When people ask what has to be true for AI agents to do business with each other, they usually expect an answer about intelligence. The honest answer is about trust, and trust in machine commerce is not one thing. It is a stack, and like every stack I have worked with in fifteen years of enterprise security, it fails at its weakest layer, not its most impressive one.
Human commerce hides this structure because humans compress it. When you buy from a shop, you resolve identity, competence, delivery, and payment in a single glance and a tap of a card, backed by centuries of law and instinct. Machines have no instinct and, for now, thin law. So the stack has to be made explicit, and each layer has to stand on its own. I think of it as four questions, asked in order.
Who is this agent?
The bottom layer is identity. Before anything else, an agent needs to know that the counterparty is a specific, persistent entity and not a fresh mask over an old fraud. This is harder than it sounds, because software identity is cheap. Spinning up a thousand agents costs nothing, so identity that can be minted freely is worth exactly what it costs.
Useful machine identity has to be anchored to something that accumulates: a history that cannot be shed, an accountability chain that leads somewhere real. In security we learned that authentication without accountability is theater. The same holds here. The question is not only "is this agent who it says it is" but "if this agent cheats, who bears the consequence." An identity layer that cannot answer the second question has not answered the first.
What can it do?
The next layer is capability, and it is where most optimism goes to die. Knowing who an agent is tells you nothing about whether it can deliver what it promises. Every agent will claim competence, because claiming is free. The capability layer exists to make claiming expensive and checking cheap.
The strongest signal is a track record of verified outcomes: not testimonials, not self-reported statistics, but a history of commitments made and independently confirmed as kept. This mirrors how professional reputation works among humans, with one difference. A human reputation is fuzzy and social. A machine reputation can be exact, append-only, and available to any counterparty at the moment of decision. That exactness is the point. An agent choosing a supplier should be reading evidence, not marketing.
Did the outcome happen?
The third layer is verification of the outcome itself, and it is the layer I care about most, because it is the one that turns the whole stack from a nice diagram into a working economy. Two agents can agree perfectly on what should happen. Commerce only exists if there is a way to establish, afterward, whether it did.

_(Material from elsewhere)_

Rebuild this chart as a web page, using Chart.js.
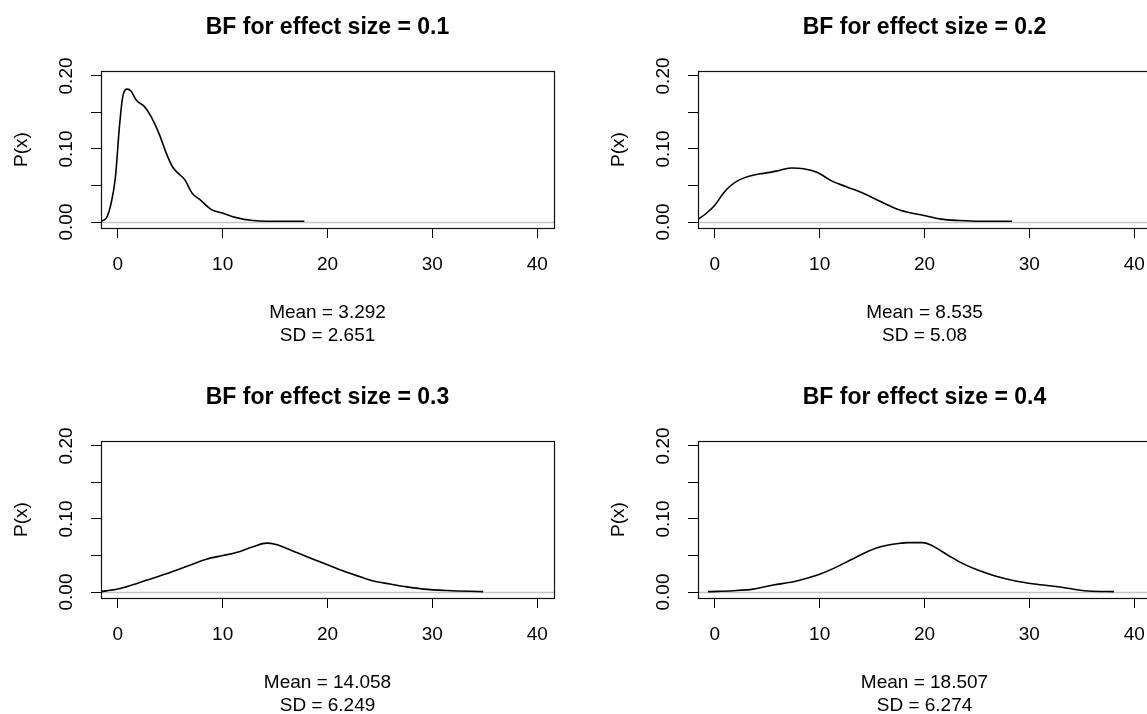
<!DOCTYPE html>
<html>
<head>
<meta charset="utf-8">
<script src="https://cdn.jsdelivr.net/npm/chart.js@4.4.1/dist/chart.umd.min.js"></script>
<style>
html,body{margin:0;padding:0;background:#fff;overflow:hidden;width:1147px;height:714px;}
.panel{position:absolute;width:597px;height:370px;}
</style>
</head>
<body>
<div class="panel" style="left:0;top:0"><canvas id="c1" width="597" height="370"></canvas></div>
<div class="panel" style="left:597px;top:0"><canvas id="c2" width="597" height="370"></canvas></div>
<div class="panel" style="left:0;top:370px"><canvas id="c3" width="597" height="370"></canvas></div>
<div class="panel" style="left:597px;top:370px"><canvas id="c4" width="597" height="370"></canvas></div>
<script>
// panel labels
const effectSizes = ['0.1', '0.2', '0.3', '0.4'];
const means = ['3.292', '8.535', '14.058', '18.507'];
const sds = ['2.651', '5.08', '6.249', '6.274'];

// axis ticks
const xTicks = [0, 10, 20, 30, 40];
const yTicks = [0, 0.05, 0.10, 0.15, 0.20];
const yTickLabels = ['0.00', '', '0.10', '', '0.20'];

// density curves
const bf01X = [-1.65, -1.11, -0.63, -0.22, 0.16, 0.48, 0.9, 1.28, 1.76, 2.55, 3.19, 3.99, 4.63, 5.2, 5.74, 6.38, 7.11, 7.81, 8.93, 10.04, 11.3, 12.9, 14.2, 17.8];
const bf01Y = [0.001, 0.005, 0.026, 0.062, 0.131, 0.172, 0.182, 0.179, 0.167, 0.158, 0.144, 0.119, 0.094, 0.076, 0.067, 0.058, 0.039, 0.031, 0.017, 0.012, 0.006, 0.002, 0.001, 0.001];

const bf02X = [-1.66, -0.8, 0, 0.8, 1.44, 2.39, 3.35, 4.31, 5.27, 6.23, 7.34, 8.46, 9.74, 11.18, 12.6, 14.2, 15.8, 17.7, 19.95, 21.55, 23.3, 25.4, 28.35];
const bf02Y = [0.003, 0.012, 0.023, 0.039, 0.049, 0.058, 0.063, 0.066, 0.068, 0.071, 0.074, 0.073, 0.068, 0.056, 0.048, 0.039, 0.028, 0.016, 0.009, 0.004, 0.002, 0.001, 0.001];

const bf03X = [-1.65, 0, 1.43, 2.7, 4.63, 6.54, 8.45, 10.04, 11.3, 12.9, 14.2, 15.1, 17.06, 18.64, 20.24, 21.84, 23.1, 24.38, 25.97, 27.57, 29.16, 31.4, 34.84];
const bf03Y = [0.0005, 0.004, 0.010, 0.016, 0.025, 0.035, 0.045, 0.050, 0.054, 0.062, 0.067, 0.065, 0.054, 0.045, 0.036, 0.027, 0.021, 0.015, 0.011, 0.007, 0.004, 0.002, 0.0005];

const bf04X = [-0.64, 1.75, 3.67, 5.58, 7.5, 8.78, 10.06, 11.33, 12.93, 14.53, 15.49, 16.44, 17.72, 18.36, 19.8, 20.6, 22.2, 23.47, 25.07, 26.66, 28.57, 30.49, 32.73, 35.6, 38.06];
const bf04Y = [0.0005, 0.0018, 0.004, 0.0096, 0.014, 0.0187, 0.0247, 0.0324, 0.0438, 0.0552, 0.0607, 0.064, 0.0667, 0.0676, 0.0676, 0.0644, 0.0507, 0.0402, 0.030, 0.0224, 0.0155, 0.011, 0.0073, 0.0014, 0.0005];

const curvesX = [bf01X, bf02X, bf03X, bf04X];
const curvesY = [bf01Y, bf02Y, bf03Y, bf04Y];

Chart.defaults.color = '#000';
Chart.defaults.font.family = '"Liberation Sans", Arial, sans-serif';
Chart.defaults.font.size = 19;

/* gray zero line and the box round the plot */
const rPlot = {
  id: 'rPlot',
  beforeDatasetsDraw(chart) {
    const {ctx, chartArea: a, scales: {y}} = chart;
    const py = Math.round(y.getPixelForValue(0)) + 0.5;
    ctx.save();
    ctx.strokeStyle = '#c4c4c4';
    ctx.lineWidth = 1.5;
    ctx.beginPath();
    ctx.moveTo(a.left, py);
    ctx.lineTo(a.right, py);
    ctx.stroke();
    ctx.restore();
  },
  afterDraw(chart) {
    const {ctx, chartArea: a} = chart;
    ctx.save();
    ctx.strokeStyle = '#111';
    ctx.lineWidth = 1.2;
    ctx.strokeRect(Math.round(a.left) + 0.5, Math.round(a.top) + 0.5, Math.round(a.right - a.left), Math.round(a.bottom - a.top));
    ctx.restore();
  }
};

function makePanel(i) {
  const pts = curvesX[i].map((x, k) => ({x, y: curvesY[i][k]}));
  new Chart(document.getElementById('c' + (i + 1)), {
    type: 'line',
    data: {
      datasets: [{
        data: pts,
        borderColor: '#000',
        borderWidth: 1.6,
        pointRadius: 0,
        fill: false,
        cubicInterpolationMode: 'monotone'
      }]
    },
    options: {
      responsive: false,
      animation: false,
      events: [],
      layout: {padding: {left: 0, top: 0, right: 43, bottom: 0}},
      plugins: {
        legend: {display: false},
        tooltip: {enabled: false},
        title: {
          display: true,
          fullSize: false,
          text: 'BF for effect size = ' + effectSizes[i],
          font: {size: 23, weight: 'bold'},
          padding: {top: 14, bottom: 29.4}
        }
      },
      scales: {
        x: {
          type: 'linear',
          min: -1.6,
          max: 41.6,
          afterBuildTicks: s => { s.ticks = xTicks.map(v => ({value: v})); },
          afterFit: s => { s.height = 142; },
          ticks: {padding: 15, autoSkip: false, maxRotation: 0, callback: v => String(v)},
          grid: {drawOnChartArea: false, tickLength: 10, color: '#000', lineWidth: 1},
          border: {display: true, color: '#000', width: 1},
          title: {
            display: true,
            text: ['Mean = ' + means[i], 'SD = ' + sds[i]],
            padding: {top: 0, bottom: 22.8}
          }
        },
        y: {
          min: -0.0082,
          max: 0.2068,
          afterBuildTicks: s => { s.ticks = yTicks.map(v => ({value: v})); },
          afterFit: s => { s.width = 101; },
          ticks: {
            padding: 5.5,
            autoSkip: false,
            minRotation: 90,
            maxRotation: 90,
            crossAlign: 'center',
            callback: (v, idx) => yTickLabels[idx]
          },
          grid: {drawOnChartArea: false, tickLength: 10, color: '#000', lineWidth: 1},
          border: {display: true, color: '#000', width: 1},
          title: {display: true, text: 'P(x)', padding: {top: 10.6, bottom: 0}}
        }
      }
    },
    plugins: [rPlot]
  });
}

for (let i = 0; i < 4; i++) makePanel(i);
</script>
</body>
</html>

For some outcomes this is easy: the file arrived, the payment cleared, the API returned the result. For others it requires structure, agreed in advance: what evidence will count, who or what will judge it, what happens in a dispute. The discipline is to define the test before the work, not after. Anyone who has written a security control knows why. A control you define after the incident always passes. A verification you define after delivery always satisfies someone and convinces no one.
Did value move?
The top layer is settlement. Once the outcome is verified, value has to move, finally and traceably, without a human pushing the button. Settlement that depends on trust in the counterparty defeats the stack beneath it. Settlement should depend only on the verified outcome, so that the question "will I get paid" collapses into the question "did I deliver," which is the only question a well-built economy should ask.
Layers, verifiable alone
The property that makes this a stack rather than a slogan is independence. Each layer must be verifiable on its own, by any party, without taking the other layers on faith. Identity should be checkable even if you doubt the reputation. Outcomes should be provable even if you distrust the settlement rail. In security architecture we call this defense in depth, and its value is not that every layer is perfect. Its value is that no single lie can travel the whole stack.
This is the frame I use for everything we build at Setix, and it comes directly from my guiding principle: verify, don't trust. Machine commerce will not be made safe by making agents trustworthy. It will be made safe by making trust unnecessary at every layer where verification can stand in its place.